Dere geçilirken at değiştirilmesinin mahsurlu olduğunu da çekinmeden söyleriz. AKP'deki kaynamaların, Genel Başkan ve Başbakan değişiminin oldubittiye getirilmesi, millete rağmen gerçekleştirilmesi tartışmalı bir konudur.
* Sayın Davutoğlu, Başbakanlığı bir çırpıda bırakmasını millete ve tarihe nasıl anlatacaktır?
* Davutoğlu'nun üzerini bir kalemde çizenler bu vebalin altından nasıl kalkacaklardır?
* Merhum Demirel'in şapkamı alır giderim sözüyle, tercihim değildi, zaruretten doğdu diyen Davutoğlu'nun ne farkı vardır?
* 64. Cumhuriyet Hükümetini fiilen sonlandıran dinamiklerin geri planında neler ve hangi arayışlar hakimdir?
Bu soruların cevaplarını aziz milletimiz merak etmektedir.
"DAVUTOĞLU 'EMANETÇİ OLMAYACAĞIM' DEDİ AMA ERDOĞAN'IN GÖLGESİNDEN ÇIKAMADI"
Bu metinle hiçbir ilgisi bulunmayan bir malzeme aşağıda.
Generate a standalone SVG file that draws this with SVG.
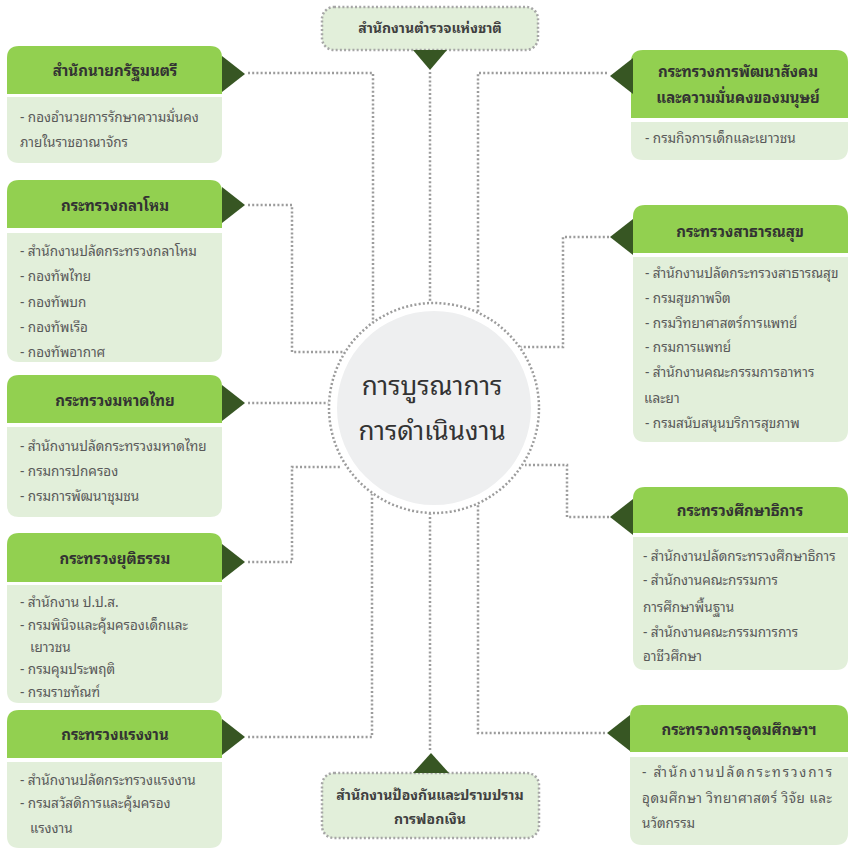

Cumhurbaşkanı'nın AKP üzerindeki yüksek tesiri malumumuzdur. Hatta Sayın Davutoğlu'nun partinin başına getirilmesinde ve Başbakan olmasında belirleyici vasfı ve yönlendirmesi de bilinmektedir. Ne var ki Davutoğlu emanetçi olmayacağını söylemişti. Fakat Erdoğan'ın gölgesinden çıkamadı, rüştünü ispat edemedi. Bu nedenle de sürekli vesayet altında kaldı. Kendi duruşunu, kendi siyasetçi kimliğini canlı bir şekilde savunamadı, çok istese de inşa edemedi.
"DÜŞÜK PROFİLLİ BAŞBAKAN'LA KAYBEDECEK BİR SANİYE YOK"
İkazen ve altını çizerek ifade ediyorum ki, milli güvenliğimiz kriz geçirmektedir. Kahraman Mehmetçik ve Polislerimiz terörle korkusuzca mücadele etmektedir. Siyasi iradedeki muhtemel bir gevşeme, iktidardaki çok boyutlu bir bunalım acı verici sonuçlara davetiye çıkaracaktır. Türkiye'nin düşük profilli bir Başbakan'la kaybedeceği bir saniyesi bile yoktur. Türkiye'nin zaafa düşmüş bir hükümete tahammülü artık imkânsızdır. Çünkü yüksek risk ve tehlikeler ülkemizin üzerinden silindir gibi geçebilecektir. Biz asla bir vatan kaybetmek istemiyoruz. Bu itibarla güçlü bir iktidarın varlığını milli bir ödev olarak değerlendiriyoruz. AKP'nin 22 Mayıs Kongresinden sonra, terörle mücadele tavsayacak, Türkiye'nin zayıflaması ve boşluğa düşme ihtimali doğacaksa, Milliyetçi Hareket Partisi'nin bunu seyretmesi şimdiden söylüyorum akla ve milliyetçi şuura tamamen aykırıdır. Eğer ihtiyaç hasıl olursa, eğer gerek duyulursa, Türkiye'nin milli ve tarihi çıkarlarını savunmak için, düne kadar hükümete verdiğimiz fiili destek hukuki bir boyut alabilecek ve Milliyetçi Hareket Partisi yalnızca ülke ve milleti için her türlü sorumluluğu almaya hazır olduğunu kanıtlayacaktır."